Top Ten Tuesday is a weekly link-up feature created by The Broke and the Bookish and hosted by Jana at That Artsy Reader Girl. Every week TTT has a different topic, and everyone who links up has to create a link of ten items that fit that topic. To see past and upcoming topics, go here.

14 thoughts on “TOP TEN TUESDAY | BOOKISH MEMORIES

    • RAIN CITY READS says:

      Thanks! It’s also one of the accomplishments of my life I’m most proud of. Getting through it was HARD but so worth it! I think they are both still there – they were at least still online when I was looking them up! They’re not in the same neighbourhood, but depending where you are, worth a visit!

    • RAIN CITY READS says:

      See, if searching for the sequel involved visiting every bookstore in town, I would definitely consider that time well wasted! I’d much rather visit bookstores than… do pretty much anything else!
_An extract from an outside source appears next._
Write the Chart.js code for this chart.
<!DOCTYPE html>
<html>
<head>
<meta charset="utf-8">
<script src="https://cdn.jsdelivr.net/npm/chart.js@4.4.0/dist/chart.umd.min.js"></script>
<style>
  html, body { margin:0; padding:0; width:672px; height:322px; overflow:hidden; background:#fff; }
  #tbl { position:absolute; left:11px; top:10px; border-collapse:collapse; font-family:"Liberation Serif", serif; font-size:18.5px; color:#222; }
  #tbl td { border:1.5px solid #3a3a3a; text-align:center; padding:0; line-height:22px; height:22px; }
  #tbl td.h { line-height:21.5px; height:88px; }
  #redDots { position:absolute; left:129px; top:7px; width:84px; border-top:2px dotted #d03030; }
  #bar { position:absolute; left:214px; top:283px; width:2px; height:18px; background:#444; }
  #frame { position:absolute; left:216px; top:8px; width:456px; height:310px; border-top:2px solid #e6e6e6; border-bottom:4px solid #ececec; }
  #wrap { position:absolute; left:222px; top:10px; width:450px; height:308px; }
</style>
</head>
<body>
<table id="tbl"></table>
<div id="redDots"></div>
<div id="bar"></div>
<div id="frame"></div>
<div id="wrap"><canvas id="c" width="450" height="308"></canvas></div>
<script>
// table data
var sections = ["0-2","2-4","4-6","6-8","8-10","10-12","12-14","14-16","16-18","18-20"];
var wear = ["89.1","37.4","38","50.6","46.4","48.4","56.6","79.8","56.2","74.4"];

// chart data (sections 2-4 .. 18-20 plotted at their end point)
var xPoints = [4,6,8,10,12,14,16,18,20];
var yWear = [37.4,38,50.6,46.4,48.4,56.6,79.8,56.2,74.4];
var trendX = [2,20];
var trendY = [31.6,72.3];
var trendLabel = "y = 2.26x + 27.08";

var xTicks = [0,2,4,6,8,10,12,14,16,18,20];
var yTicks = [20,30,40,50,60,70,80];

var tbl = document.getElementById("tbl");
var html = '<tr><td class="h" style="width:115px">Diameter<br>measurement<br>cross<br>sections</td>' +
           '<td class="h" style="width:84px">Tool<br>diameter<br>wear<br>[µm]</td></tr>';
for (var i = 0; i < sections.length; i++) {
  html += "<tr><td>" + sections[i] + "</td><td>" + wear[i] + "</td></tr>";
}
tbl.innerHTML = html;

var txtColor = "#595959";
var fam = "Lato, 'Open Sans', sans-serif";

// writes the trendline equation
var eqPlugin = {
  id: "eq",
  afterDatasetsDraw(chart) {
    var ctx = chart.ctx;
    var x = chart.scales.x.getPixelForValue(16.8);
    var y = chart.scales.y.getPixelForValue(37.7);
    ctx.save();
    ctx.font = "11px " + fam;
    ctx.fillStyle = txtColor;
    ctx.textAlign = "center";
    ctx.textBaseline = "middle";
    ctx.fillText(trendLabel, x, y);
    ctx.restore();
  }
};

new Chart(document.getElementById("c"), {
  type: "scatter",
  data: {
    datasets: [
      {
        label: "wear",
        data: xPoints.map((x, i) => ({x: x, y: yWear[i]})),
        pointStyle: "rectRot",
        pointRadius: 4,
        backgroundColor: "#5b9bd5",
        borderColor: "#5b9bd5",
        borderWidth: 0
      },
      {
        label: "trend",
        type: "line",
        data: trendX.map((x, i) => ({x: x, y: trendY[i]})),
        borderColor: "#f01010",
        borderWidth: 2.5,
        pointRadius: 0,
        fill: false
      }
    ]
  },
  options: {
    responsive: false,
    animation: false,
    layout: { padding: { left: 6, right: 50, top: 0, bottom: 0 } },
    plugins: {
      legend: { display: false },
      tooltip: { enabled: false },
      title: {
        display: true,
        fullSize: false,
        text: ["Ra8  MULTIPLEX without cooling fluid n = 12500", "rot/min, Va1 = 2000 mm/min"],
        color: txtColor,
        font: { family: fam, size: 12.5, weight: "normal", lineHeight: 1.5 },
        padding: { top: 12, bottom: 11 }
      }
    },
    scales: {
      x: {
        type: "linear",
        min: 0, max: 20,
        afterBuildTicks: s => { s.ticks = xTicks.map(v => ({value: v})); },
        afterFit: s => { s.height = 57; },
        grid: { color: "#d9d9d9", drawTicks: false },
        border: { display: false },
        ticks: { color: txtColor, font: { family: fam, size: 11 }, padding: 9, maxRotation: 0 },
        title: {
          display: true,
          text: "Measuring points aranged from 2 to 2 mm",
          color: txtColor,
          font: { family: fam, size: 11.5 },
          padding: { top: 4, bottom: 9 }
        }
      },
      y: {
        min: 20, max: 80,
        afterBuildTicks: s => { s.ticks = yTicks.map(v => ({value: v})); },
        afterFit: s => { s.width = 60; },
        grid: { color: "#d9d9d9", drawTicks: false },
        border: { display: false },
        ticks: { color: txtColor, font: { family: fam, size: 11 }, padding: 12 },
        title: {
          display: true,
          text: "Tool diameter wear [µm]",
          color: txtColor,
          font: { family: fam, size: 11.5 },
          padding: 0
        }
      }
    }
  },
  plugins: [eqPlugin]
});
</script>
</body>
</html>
    • RAIN CITY READS says:

      It is. Though I feel like it was kind of impossible to avoid, since I’ve been buying books since before I had a kid! I feel very lucky it’s something we can share. I was the same! We had NO money. I used to get a dollar a week and I would save up for over a month to buy one book (until we found a used bookstore where the owner would knock money off my purchases and I’d be able to get extra, and that was basically heaven)! I volunteered at our local library when I was a kid, mostly so I could get my hands on as many books as I wanted and spend my weekends browsing as I shelved. I will forever be indebted to the public library system, and I think it’s a vital part of the community for exactly that reason. Everyone should have access to the worlds contained in books!